O medo humano manifesta-se em múltiplas dimensões que vão do instinto biológico à manipulação política. Compreender esta complexidade é essencial para distinguir entre proteção legítima e submissão instrumentalizada.
O medo como instinto vital
O medo originário é um mecanismo de sobrevivência necessário, inscrito biologicamente antes de qualquer construção cultural. Ele protege-nos de perigos reais e prepara o corpo para responder a ameaças concretas. Este medo é pré-moral e funcional. O problema surge quando deixa de responder a perigos objetivos e passa a ser alimentado por narrativas, cenários projetados e imaginação ansiosa, transformando-se num estado permanente de suspeita.
O medo social e a tirania da imagem
Existe um medo mais subtil mas igualmente poderoso: o receio do julgamento alheio. Tememos perder reconhecimento, estatuto e pertença social. Este medo já não protege o corpo, mas sim uma máscara identitária que construímos. Ele gera conformismo, silêncio e cumplicidade passiva, explicando por que pessoas inteligentes aceitam narrativas que interiormente reconhecem como frágeis. Discordar exige mais coragem do que obedecer, e o pensamento crítico torna-se doloroso quando a dignidade depende do aplauso externo.
A dimensão teológica: da confiança à idolatria
Na perspectiva bíblica, o medo surge quando se rompe a confiança ontológica fundamental. Quando uma sociedade perde a confiança no sentido, no futuro e na justiça, substitui essas âncoras pela segurança absoluta, que se transforma em ídolo. O diferente, o estrangeiro e o dissidente deixam de ser pessoas para se tornarem símbolos do caos. O medo deixa de perguntar "o que é verdadeiro?" para apenas questionar "o que me protege?".
O medo como ferramenta de poder
As elites políticas, económicas e mediáticas reconhecem o medo como instrumento eficaz de governo porque ele simplifica a realidade, suspende o pensamento crítico e legitima decisões excecionais. Em contextos como a guerra na Ucrânia, o medo é amplificado em múltiplas direções, transformando cidadãos em espectadores emocionais dispostos a aceitar sanções, censuras e sacrifícios sem debate proporcional. O medo deixa de ser reação pontual para se tornar condição permanente de governação.

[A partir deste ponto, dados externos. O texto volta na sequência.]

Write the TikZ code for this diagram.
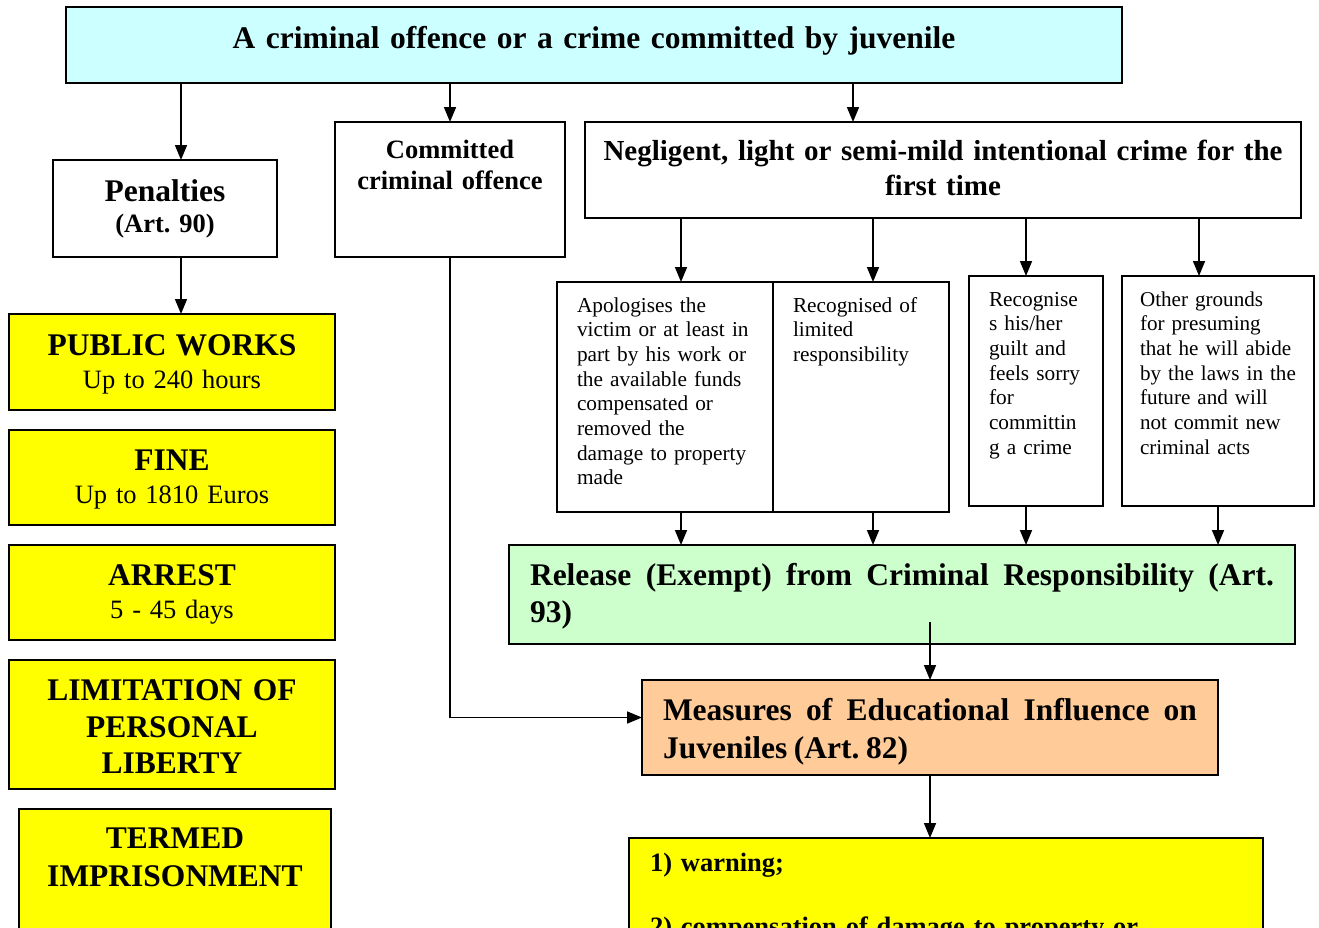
\documentclass[tikz,border=0pt]{standalone}
\usepackage{fontspec}
\setmainfont{Liberation Serif}
\usetikzlibrary{positioning}
\usetikzlibrary{arrows.meta}
\definecolor{crimecyan}{RGB}{204,255,255}
\definecolor{releasegreen}{RGB}{204,255,204}
\definecolor{measpeach}{RGB}{255,204,153}
\definecolor{penyellow}{RGB}{255,255,0}
\newcommand{\tightsp}{\fontdimen2\font=0.21\fontdimen6\font}
\frenchspacing

\begin{document}
\begin{tikzpicture}[
            x = 1pt, y = -1pt, % one unit per pixel, y going down
            > = {Triangle[length=15pt, width=12pt]}, % arrow head style
            line width = 1.6pt, % line style
            box/.style = {draw, anchor=north west, outer sep=0pt, inner xsep=0pt, inner ysep=0pt, align=center},
            boxdim/.style n args = {3}{text width=#1, text height=#2, text depth=#3},
            pad/.style = {inner xsep=#1}
        ]

        \useasboundingbox[fill=white] (0,0) rectangle (1319,927);
        \clip (0,0) rectangle (1319,927);

        % top level
        \node[box, fill=crimecyan, boxdim={1056pt}{41.5pt}{34.5pt}, font=\fontsize{31.5}{36}\selectfont\bfseries\tightsp] (title) at (66,7) {A criminal offence or a crime committed by juvenile};

        \node[box, boxdim={224pt}{41.5pt}{55.5pt}, font=\fontsize{26.5}{31}\selectfont\bfseries\tightsp] (pen) at (53,160) {{\fontsize{31.5}{31}\selectfont Penalties}\\(Art. 90)};
        \node[box, boxdim={230pt}{36.7pt}{98.3pt}, font=\fontsize{26.5}{31}\selectfont\bfseries] (com) at (335,122) {Committed\\criminal offence};
        \node[box, boxdim={716pt}{38.6pt}{57.4pt}, font=\fontsize{29}{35}\selectfont\bfseries\tightsp] (neg) at (585,122) {Negligent, light or semi-mild intentional crime for the\\first time};

        \draw[->] ([xshift=16pt]pen.north |- title.south) -- ([xshift=16pt]pen.north);
        \draw[->] (com.north |- title.south) -- (com.north);
        \draw[->] ([xshift=-90pt]neg.north |- title.south) -- ([xshift=-90pt]neg.north);

        % penalties
        \node[box, fill=penyellow, boxdim={326pt}{41.5pt}{54.5pt}, font=\fontsize{26.5}{32.5}\selectfont\tightsp] (pw) at (9,314) {{\fontsize{31.5}{32.5}\selectfont\bfseries PUBLIC WORKS}\\Up to 240 hours};
        \node[box, fill=penyellow, boxdim={326pt}{40.5pt}{54.5pt}, font=\fontsize{26.5}{32.5}\selectfont, below=20pt of pw] (fine) {{\fontsize{31.5}{32.5}\selectfont\bfseries FINE}\\Up to 1810 Euros};
        \node[box, fill=penyellow, boxdim={326pt}{40.5pt}{54.5pt}, font=\fontsize{26.5}{32.5}\selectfont, below=20pt of fine] (arrest) {{\fontsize{31.5}{32.5}\selectfont\bfseries ARREST}\\5 - 45 days};
        \node[box, fill=penyellow, boxdim={326pt}{40.5pt}{88.5pt}, font=\fontsize{31.5}{36.5}\selectfont\bfseries, below=20pt of arrest] (lim) {LIMITATION OF\\PERSONAL\\LIBERTY};
        \node[box, fill=penyellow, boxdim={312pt}{39.5pt}{140pt}, font=\fontsize{31.5}{38}\selectfont\bfseries, below=20pt of lim, xshift=3pt] (term) {TERMED\\IMPRISONMENT};

        \draw[->] ([xshift=16pt]pen.south) -- ([xshift=16pt]pen.south |- pw.north);

        % grounds for release
        \node[box, pad=20pt, align=left, boxdim={176pt}{30pt}{200pt}, font=\fontsize{21.3}{24.7}\selectfont] (apol) at (557,282) {Apologises the\\victim or at least in\\part by his work or\\the available funds\\compensated or\\removed the\\damage to property\\made};
        \node[box, pad=20pt, align=left, boxdim={136pt}{30pt}{200pt}, font=\fontsize{21.3}{24.7}\selectfont, right=0pt of apol] (limresp) {Recognised of\\limited\\responsibility};
        \node[box, pad=20pt, align=left, boxdim={94pt}{30pt}{200pt}, font=\fontsize{21.3}{24.7}\selectfont] (guilt) at (969,276) {Recognise\\s his/her\\guilt and\\feels sorry\\for\\committin\\g a crime};
        \node[box, pad=18pt, align=left, boxdim={156pt}{30pt}{200pt}, font=\fontsize{21.1}{24.7}\selectfont] (other) at (1122,276) {Other grounds\\for presuming\\that he will abide\\by the laws in the\\future and will\\not commit new\\criminal acts};

        \draw[->] ([xshift=16pt]apol.north |- neg.south) -- ([xshift=16pt]apol.north);
        \draw[->] ([xshift=12pt]limresp.north |- neg.south) -- ([xshift=12pt]limresp.north);
        \draw[->] ([xshift=-10pt]guilt.north |- neg.south) -- ([xshift=-10pt]guilt.north);
        \draw[->] ([xshift=-19pt]other.north |- neg.south) -- ([xshift=-19pt]other.north);

        % release and measures
        \node[box, fill=releasegreen, pad=21pt, align=justify, boxdim={744pt}{40.5pt}{58.5pt}, font=\fontsize{31.5}{37}\selectfont\bfseries] (rel) at (509,545) {Release (Exempt) from Criminal Responsibility (Art.\linebreak 93)};
        \node[box, fill=measpeach, pad=21pt, align=justify, boxdim={534pt}{40.4pt}{54.6pt}, font=\fontsize{31.5}{38}\selectfont\bfseries] (meas) at (642,680) {Measures of Educational Influence on\linebreak Juveniles (Art. 82)};
        \node[box, fill=penyellow, pad=21pt, align=left, boxdim={592pt}{33.7pt}{140pt}, font=\fontsize{26.5}{30}\selectfont\bfseries] (warn) at (629,838) {1) warning;\\[34pt]2) compensation of damage to property or};

        \draw[->] ([xshift=16pt]apol.south) -- ([xshift=16pt]apol.south |- rel.north);
        \draw[->] ([xshift=12pt]limresp.south) -- ([xshift=12pt]limresp.south |- rel.north);
        \draw[->] ([xshift=-10pt]guilt.south) -- ([xshift=-10pt]guilt.south |- rel.north);
        \draw[->] (other.south) -- (other.south |- rel.north);

        \draw[->] ([yshift=22pt]rel.south -| meas.north) -- (meas.north);
        \draw[->] (com.south) |- ([yshift=10pt]meas.west);
        \draw[->] (meas.south) -- (meas.south |- warn.north);

\end{tikzpicture}
\end{document}
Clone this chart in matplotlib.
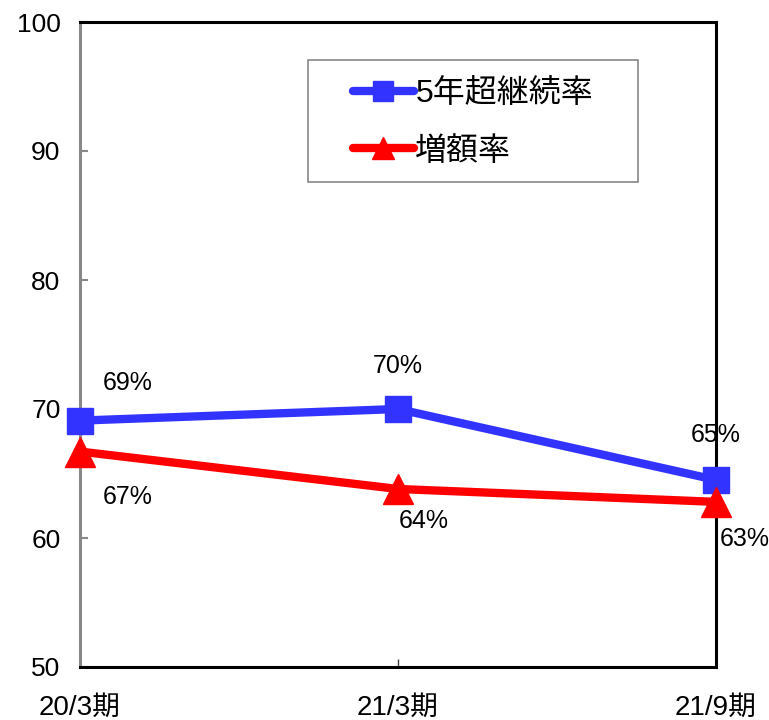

Pensar o medo como acto de libertação
O verdadeiro problema não é sentir medo, mas não o interrogar. Pensar o medo exige perguntar: é proporcional ao perigo? Quem beneficia dele? Que imagens o alimentam? Que silêncios impõe? Quem pensa criticamente o próprio medo não se torna violento, mas livre. E essa liberdade é sempre incómoda para quem governa através da ansiedade coletiva.
A parábola do vale enevoado
O autor conclui com uma parábola ilustrativa: num vale cercado por montanhas, uma névoa desceu e alguns começaram a falar de monstros invisíveis. Uma torre foi erguida por quem prometia segurança. As gerações seguintes cresceram temendo atravessar o vale, não pela névoa em si, mas pelas narrativas que a rodeavam. Um idoso que se lembrava do caminho ensinou que "a névoa não mata; o que mata é esquecer para onde se ia". Os que ousaram atravessar descobriram que a névoa apenas escondia, não destruía. A torre permanecia de pé, mas vazia, funcionava apenas enquanto todos acreditavam na sua necessidade.
Um povo que pensa o seu medo torna-se perigoso não para os outros, mas para quem vive do medo deles.